Bluetooth pairing has been smooth on SteamOS in my testing but flaky on Windows 11 with certain Bluetooth adapters. If your PC is older or your motherboard's BT stack is finicky, expect to spend an evening getting it stable. A cheap USB BT dongle solves it in 10 minutes if you do hit issues. Worth knowing before you assume the controller will just work.
Why the Steam Machine timing matters
The reason this controller is worth buying right now, even if you are unsure about the touchpads, is the Steam Machine timeline. Valve is moving on a 2026 hardware push. The controller is going to be the obvious living room companion, and the value of owning one before the Steam Machine launch is that you are already comfortable with the input model when the console hits.
If you are sitting on the fence purely on price, the Steam Machine launch will probably create a bundle moment that makes the controller cheaper in context. Watch for that. If you are buying it for the Deck or a current Steam library, do not wait, the controller is the meaningful upgrade for both.
What I would actually do
If you are deep in SteamOS or on the Deck, this is an easy yes. The controller becomes the best input for your library within a week.
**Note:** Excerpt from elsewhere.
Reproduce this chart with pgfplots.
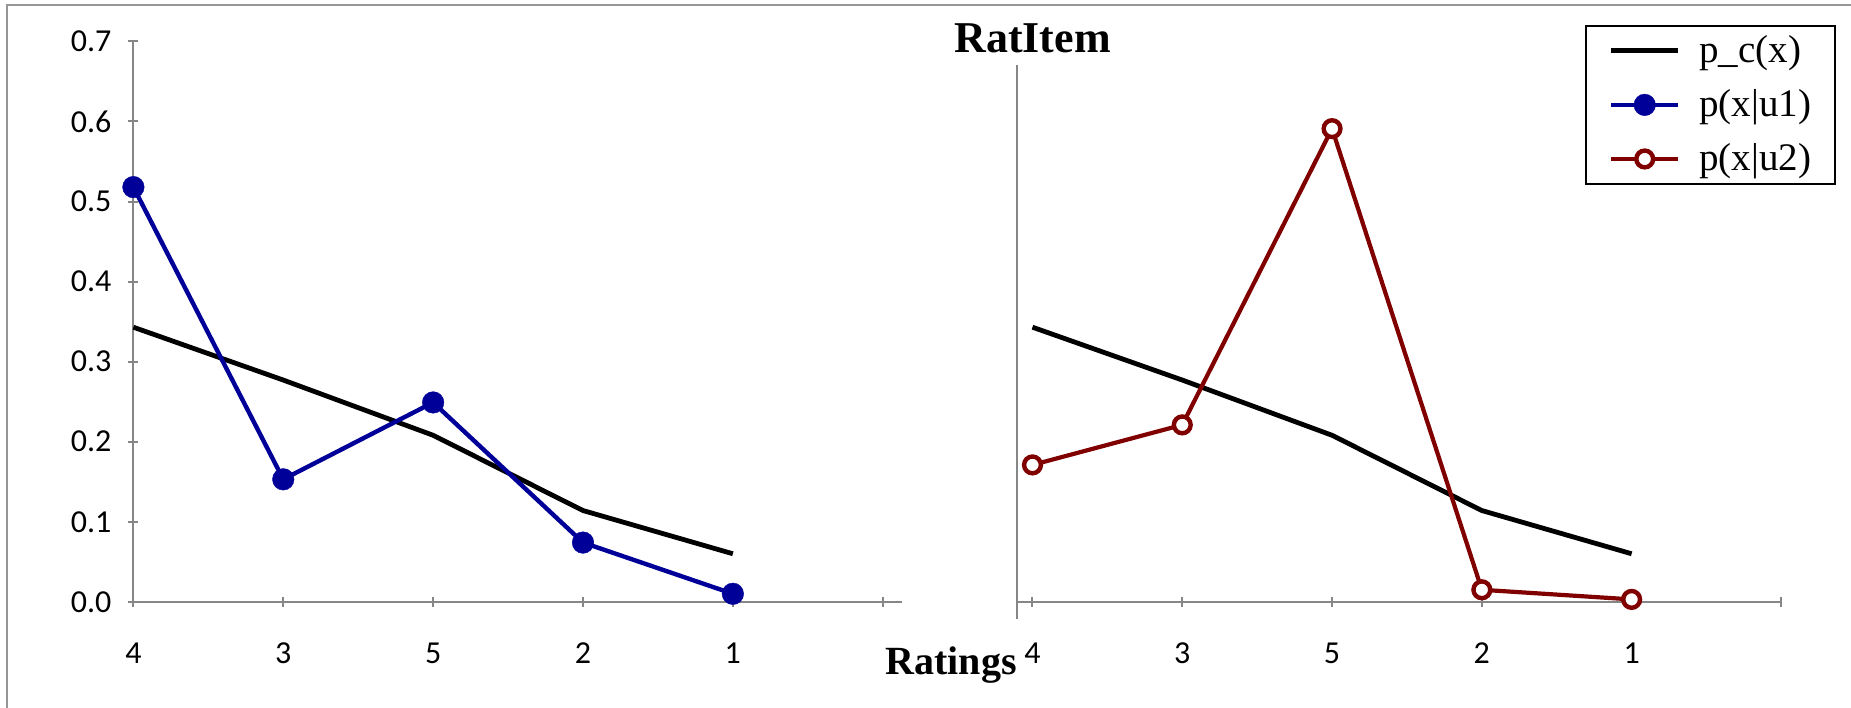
\documentclass[border=0pt]{standalone}
\usepackage{pgfplots}
\pgfplotsset{compat=1.18}
\usepackage{fontspec}
\setmainfont{Liberation Serif}
\newfontfamily\carlito{Carlito}
\definecolor{axgray}{RGB}{134,134,134}
\definecolor{framegray}{RGB}{150,150,150}
\definecolor{ublue}{RGB}{0,0,153}
\definecolor{ured}{RGB}{128,0,0}
\begin{document}
\begin{tikzpicture}
\useasboundingbox (-66.7pt,-52.6pt) rectangle (858.8pt,300.9pt);
\draw[framegray, line width=1pt] (-63.2pt,-60pt) -- (-63.2pt,298.4pt) -- (870pt,298.4pt);
\pgfplotsset{
  common/.style={
    scale only axis, clip=false,
    ymin=0, ymax=0.7, height=280.2pt,
    tick style={draw=axgray, line width=1pt},
    tick align=outside, major tick length=5pt,
    xtick={0,1,2,3,4,5}, xticklabels={4,3,5,2,1,{}},
    ticklabel style={font=\carlito\fontsize{16}{19}\selectfont, text=black},
    xticklabel style={yshift=-14.5pt},
    yticklabel style={xshift=-5pt},
  },
  nolinearrows/.style={
    axis line style={draw=axgray, line width=1pt, -},
    every outer x axis line/.append style={-},
    every outer y axis line/.append style={-},
    every inner x axis line/.append style={-},
    every inner y axis line/.append style={-},
    x axis line style={-}, y axis line style={-},
  },
  pc/.style={black, line width=2.4pt, mark=none},
  u1/.style={ublue, line width=2.2pt, mark=*, mark size=5.4pt, mark options={fill=ublue, draw=ublue, line width=0.2pt}},
  u2/.style={ured, line width=2.1pt, mark=*, mark size=4.2pt, mark options={fill=white, draw=ured, line width=2.2pt}},
}
\begin{axis}[common, at={(0pt,0pt)}, anchor=south west, width=384.4pt,
  xmin=0, xmax=5.13,
  axis x line=bottom, axis y line=left, nolinearrows,
  ytick={0,0.1,0.2,0.3,0.4,0.5,0.6,0.7},
  yticklabels={0.0,0.1,0.2,0.3,0.4,0.5,0.6,0.7}]
\addplot[pc] coordinates {(0,0.343) (1,0.277) (2,0.208) (3,0.114) (4,0.060)};
\addplot[u1] coordinates {(0,0.518) (1,0.153) (2,0.249) (3,0.074) (4,0.010)};
\end{axis}
\begin{axis}[common, at={(441.9pt,0pt)}, anchor=south west, width=382.1pt,
  xmin=-0.102, xmax=5.0,
  axis x line=bottom, axis y line=none, nolinearrows, ytick=\empty,
  legend style={at={(1.0717,1.0296)}, anchor=north east, draw=black, line width=1pt,
    font=\fontsize{19.5}{23}\selectfont, inner xsep=8pt, inner ysep=2pt,
    nodes={inner ysep=3pt, inner xsep=4pt}, row sep=6pt},
  legend cell align=left,
  legend image code/.code={\path (0pt,0pt) (42.5pt,0pt); \draw[mark repeat=2,mark phase=2,#1] plot coordinates {(3.5pt,0pt) (20.35pt,0pt) (37.2pt,0pt)};}]
\draw[axgray, line width=1pt] (axis cs:-0.102,-0.022) -- (axis cs:-0.102,0.670);
\addplot[pc] coordinates {(0,0.343) (1,0.277) (2,0.208) (3,0.114) (4,0.060)};
\addlegendentry{p\_c(x)}
\addlegendimage{u1}
\addlegendentry{p(x|u1)}
\addplot[u2] coordinates {(0,0.171) (1,0.221) (2,0.591) (3,0.015) (4,0.003)};
\addlegendentry{p(x|u2)}
\end{axis}
\node[anchor=base, font=\bfseries\fontsize{22}{26}\selectfont] at (449.6pt,274.4pt) {RatItem};
\node[anchor=base, font=\bfseries\fontsize{20}{24}\selectfont] at (408.9pt,-36.1pt) {Ratings};
\end{tikzpicture}
\end{document}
If you are a Windows player who lives inside Steam, it is still a yes, but bring a little patience for the setup. Once configured, the touchpads on a Windows desktop are the closest thing to a mouse and keyboard hybrid that anyone has built in a controller package.
If you are split across launchers, on Mac, or planning to use this on Switch or PlayStation, hold the credit card. The value falls off fast outside the Steam ecosystem, and a regular gamepad will give you more for less. Wait for the Steam Machine bundle and reconsider then.